Cette vue d’ensemble, historique, substantielle, de la politique faussaire des statistiques officielles renvoie à la substance de l’américanisme. Ce pays fondé sur l’économie et sur la communication a trouvé dans sa doctrine de l’américanisme la recette idéale du bonheur consistant à mettre la seconde au service de la première. La communication a d’abord comme première mission de maquiller les apparences pour rendre l'économie triomphante et perpétuer la vertu de l’American Dream, d’abord aux yeux et à l’esprit des citoyens dont on attend discipline et adhésion, ensuite pour les yeux énamourés du Rest Of the World. La contrainte est moins physique et législative que psychologique. La manipulation des statistiques, qui est une activité assez courante en général, a ceci de particulier dans le cas de l’américanisme qu’elle est systématique parce que fondatrice de la version modernisé du système.

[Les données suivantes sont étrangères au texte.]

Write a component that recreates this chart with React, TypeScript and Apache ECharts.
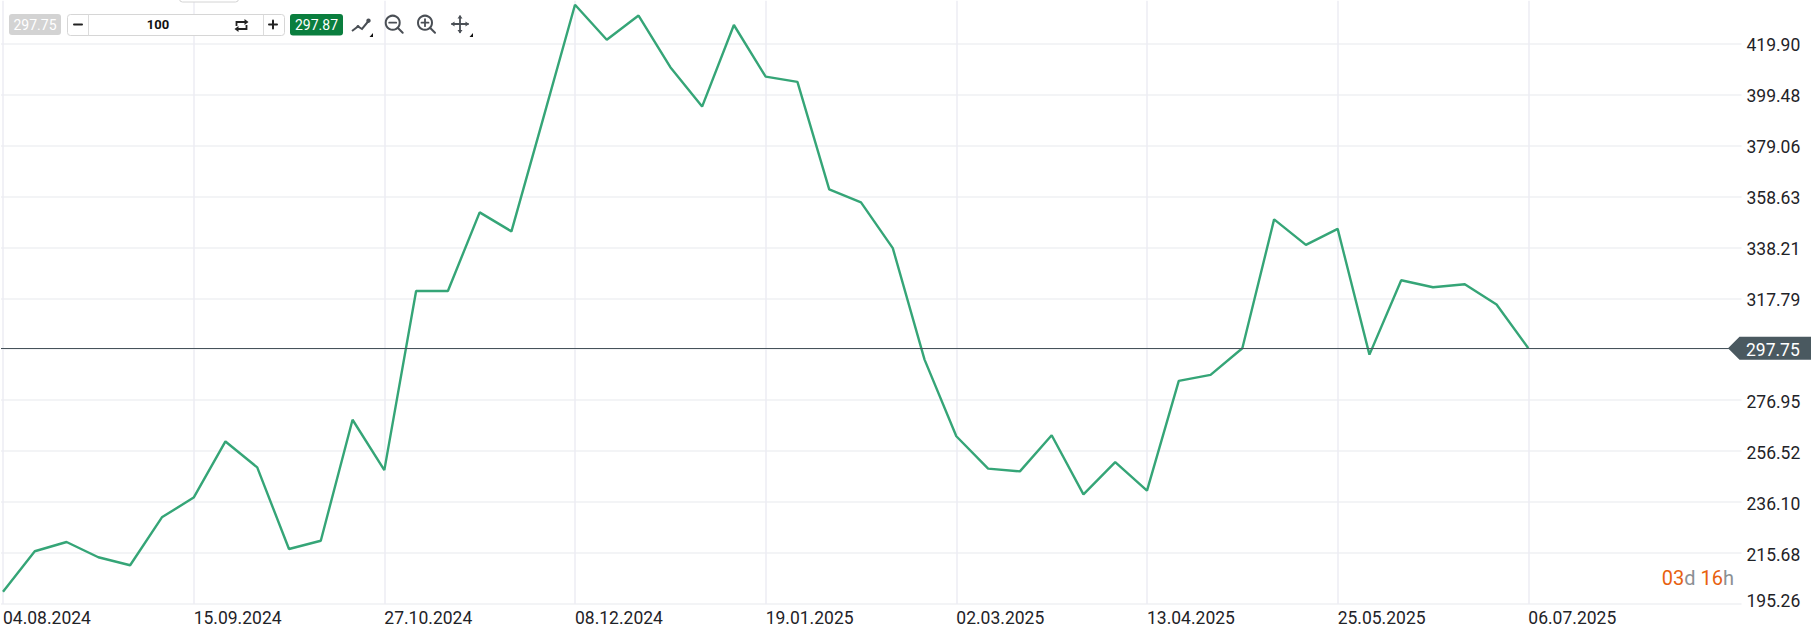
import React, { useEffect, useRef } from "react";
import * as echarts from "echarts";

const closes = [
  200.2, 216.4, 220.1, 214.0, 210.8, 230.0, 237.9, 260.4, 250.0, 217.3, 220.6, 269.1, 248.9,
  320.7, 320.7, 352.2, 344.6, 389.9, 435.4, 421.4, 431.1, 410.4, 394.6, 427.3, 406.6, 404.5,
  361.4, 356.2, 337.9, 293.2, 262.5, 249.5, 248.4, 262.9, 239.2, 252.1, 240.7, 284.7, 287.1,
  297.75, 349.4, 339.2, 345.6, 295.2, 325.0, 322.2, 323.4, 315.3, 297.75,
];
const xTickWeeks = [0, 6, 12, 18, 24, 30, 36, 42, 48];
const xTickLabels = [
  "04.08.2024", "15.09.2024", "27.10.2024", "08.12.2024", "19.01.2025",
  "02.03.2025", "13.04.2025", "25.05.2025", "06.07.2025",
];
const yGridValues = [195.26, 215.68, 236.1, 256.52, 276.95, 297.37, 317.79, 338.21, 358.63, 379.06, 399.48, 419.9];
const yLabelValues = [195.26, 215.68, 236.1, 256.52, 276.95, 317.79, 338.21, 358.63, 379.06, 399.48, 419.9];
const lastPrice = 297.75;
const bidText = "297.75";
const askText = "297.87";
const quantityText = "100";

const FONT = "Roboto, sans-serif";
const TEXT = "#1f2328";
const ICON = "#4a4f55";

const Z = { z: 100, silent: true };

function txt(text: string, x: number, y: number, fill: string, size: number, weight = 400, align = "center") {
  return {
    type: "text", ...Z,
    style: { text, x, y, fill, font: `${weight} ${size}px ${FONT}`, textAlign: align, textVerticalAlign: "middle" },
  };
}
function ln(x1: number, y1: number, x2: number, y2: number, color = ICON, width = 2) {
  return { type: "line", ...Z, shape: { x1, y1, x2, y2 }, style: { stroke: color, lineWidth: width, lineCap: "round" } };
}
function poly(points: number[][], fill = ICON) {
  return { type: "polygon", ...Z, shape: { points }, style: { fill } };
}
function pl(points: number[][], color = ICON, width = 2) {
  return { type: "polyline", ...Z, shape: { points }, style: { stroke: color, lineWidth: width, fill: "none" } };
}
function box(x: number, y: number, width: number, height: number, fill: string, stroke?: string, r = 3) {
  return {
    type: "rect", ...Z,
    shape: { x, y, width, height, r },
    style: { fill, stroke: stroke ?? "none", lineWidth: stroke ? 1 : 0 },
  };
}
function magnifier(cx: number, cy: number, plus: boolean) {
  const items: any[] = [
    { type: "circle", ...Z, shape: { cx, cy, r: 7 }, style: { stroke: ICON, lineWidth: 2, fill: "none" } },
    ln(cx + 5, cy + 5, cx + 10, cy + 10),
    ln(cx - 3.5, cy, cx + 3.5, cy, ICON, 1.8),
  ];
  if (plus) items.push(ln(cx, cy - 3.5, cx, cy + 3.5, ICON, 1.8));
  return items;
}

function toolbar(): any[] {
  return [
    box(179.5, -6, 59, 8, "#fff", "#d4d4d4"),
    box(9, 14, 52, 21, "#d3d3d3"),
    txt(bidText, 35, 25, "#fff", 14),
    box(67.5, 14.5, 217, 21, "#fff", "#d6d6d6"),
    ln(88.5, 15, 88.5, 35, "#dcdcdc", 1),
    ln(263.5, 15, 263.5, 35, "#dcdcdc", 1),
    ln(74, 24.5, 82, 24.5, "#222", 2),
    txt(quantityText, 158, 24.5, "#111", 13, 700),
    pl([[236.5, 26], [236.5, 22], [245, 22]], "#222", 1.8),
    poly([[244.5, 19], [248.5, 22], [244.5, 25]], "#222"),
    pl([[246.5, 25], [246.5, 29], [238, 29]], "#222", 1.8),
    poly([[238.5, 26], [234.5, 29], [238.5, 32]], "#222"),
    ln(269, 24.5, 277, 24.5, "#222", 2),
    ln(273, 20.5, 273, 28.5, "#222", 2),
    box(290, 14, 53, 21.5, "#0a7e3e"),
    txt(askText, 316.5, 25, "#fff", 14),
    pl([[352, 31], [358, 26.5], [362, 29], [368.5, 21]], ICON, 2),
    { type: "circle", ...Z, shape: { cx: 368.5, cy: 20.7, r: 2.2 }, style: { fill: ICON } },
    { type: "circle", ...Z, shape: { cx: 358, cy: 26.5, r: 1.5 }, style: { fill: ICON } },
    poly([[373, 33], [373, 37], [369.5, 37]], "#111"),
    ...magnifier(392.7, 22.7, false),
    ...magnifier(425, 22.7, true),
    ln(452, 24, 468, 24, ICON, 1.8),
    ln(460, 16.5, 460, 32, ICON, 1.8),
    poly([[460, 15], [457.5, 18.5], [462.5, 18.5]]),
    poly([[460, 33.5], [457.5, 30], [462.5, 30]]),
    poly([[451, 24], [454.5, 21.5], [454.5, 26.5]]),
    poly([[469, 24], [465.5, 21.5], [465.5, 26.5]]),
    poly([[473, 33], [473, 37], [469.5, 37]], "#111"),
  ];
}

export default function App() {
  const ref = useRef<HTMLDivElement>(null);
  useEffect(() => {
    document.body.style.margin = "0";
    document.body.style.background = "#fff";
    const chart = echarts.init(ref.current!, undefined, { renderer: "svg" });
    chart.setOption({
      animation: false,
      backgroundColor: "#ffffff",
      textStyle: { fontFamily: FONT },
      grid: { left: 0, right: 69.5, top: 0.7, height: 606.3, containLabel: false },
      xAxis: {
        type: "value",
        min: -0.0629,
        max: 54.708,
        axisLine: { show: false },
        axisTick: { show: false, customValues: xTickWeeks },
        splitLine: { show: true, lineStyle: { color: "#ecedf3", width: 1.5 } },
        axisLabel: {
          customValues: xTickWeeks,
          align: "left",
          margin: 5,
          fontSize: 17.5,
          fontFamily: FONT,
          color: TEXT,
          formatter: (v: number) => xTickLabels[xTickWeeks.indexOf(Math.round(v))] ?? "",
        },
      },
      yAxis: {
        type: "value",
        position: "right",
        min: 195.26,
        max: 437.04,
        axisLine: { show: false },
        axisTick: { show: false, customValues: yGridValues },
        splitLine: { show: true, lineStyle: { color: "#eff0f3", width: 1.5 } },
        axisLabel: {
          customValues: yLabelValues,
          margin: 5,
          fontSize: 17.5,
          fontFamily: FONT,
          color: TEXT,
          formatter: (v: number) => (v === yLabelValues[0] ? `{low|${v.toFixed(2)}}` : `{mid|${v.toFixed(2)}}`),
          rich: {
            low: { fontSize: 17.5, fontFamily: FONT, color: TEXT, padding: [0, 0, 7, 0] },
            mid: { fontSize: 17.5, fontFamily: FONT, color: TEXT, padding: [3, 0, 0, 0] },
          },
        },
      },
      series: [
        {
          type: "line",
          data: closes.map((v, i) => [i, v]),
          showSymbol: false,
          symbol: "none",
          clip: false,
          lineStyle: { color: "#35a577", width: 2.4 },
          markLine: {
            silent: true,
            symbol: "none",
            label: { show: false },
            lineStyle: { color: "#46525a", width: 1, type: "solid" },
            data: [{ yAxis: lastPrice }],
          },
        },
      ],
    });
    const tagY = chart.convertToPixel({ yAxisIndex: 0 }, lastPrice) as number;
    chart.setOption({
      graphic: {
        elements: [
          ...toolbar(),
          poly(
            [[1728, tagY], [1739.5, tagY - 11.5], [1811, tagY - 11.5], [1811, tagY + 11.5], [1739.5, tagY + 11.5]],
            "#4a5960",
          ),
          txt(lastPrice.toFixed(2), 1746, tagY + 1.5, "#ffffff", 17.5, 400, "left"),
          {
            type: "text",
            ...Z,
            style: {
              x: 1734,
              y: 578,
              textAlign: "right",
              textVerticalAlign: "middle",
              text: "{o|03}{g|d} {o|16}{g|h}",
              font: `400 20px ${FONT}`,
              rich: {
                o: { fill: "#e8610f", font: `400 20px ${FONT}` },
                g: { fill: "#8b9094", font: `400 20px ${FONT}` },
              },
            },
          },
        ],
      },
    });
    return () => chart.dispose();
  }, []);
  return <div ref={ref} style={{ position: "fixed", left: 0, top: 0, width: 1811, height: 627 }} />;
}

La véritable puissance du système est du domaine de l’influence, effectivement avec pour cible principale la psychologie. Le procédé a la vertu fondamentale de constamment renforcer l’image de l’American Dream en donnant au mythe une assise d’apparence rationnelle. Les partisans de l’américanisme utilisent ce procédé presque par nature, avec l’usage d’une raison d’apparence: constatant la fonction de mythe de l’American Dream, ils sont les premiers à suggérer d’en faire la critique par vertu de raison, pour finalement constater que la science “objective”, comme par miracle, vient justifier le mythe en lui donnant une assise qui a toutes les apparences de l’objectivité. C’est un chef d’œuvre de manipulation. Vous découvrez finalement que votre rêve a toutes les raisons de s’exprimer comme un argument rationnel dans la réalité. Toute la recette de l’américanisme, des statistiques faussées à Hollywood, se trouve dans cette démarche. Elle justifie les caractéristiques de la psychologie américaniste, – inculpabilité et indéfectibilité, – en alimentant l’idée de la vertu objective du système.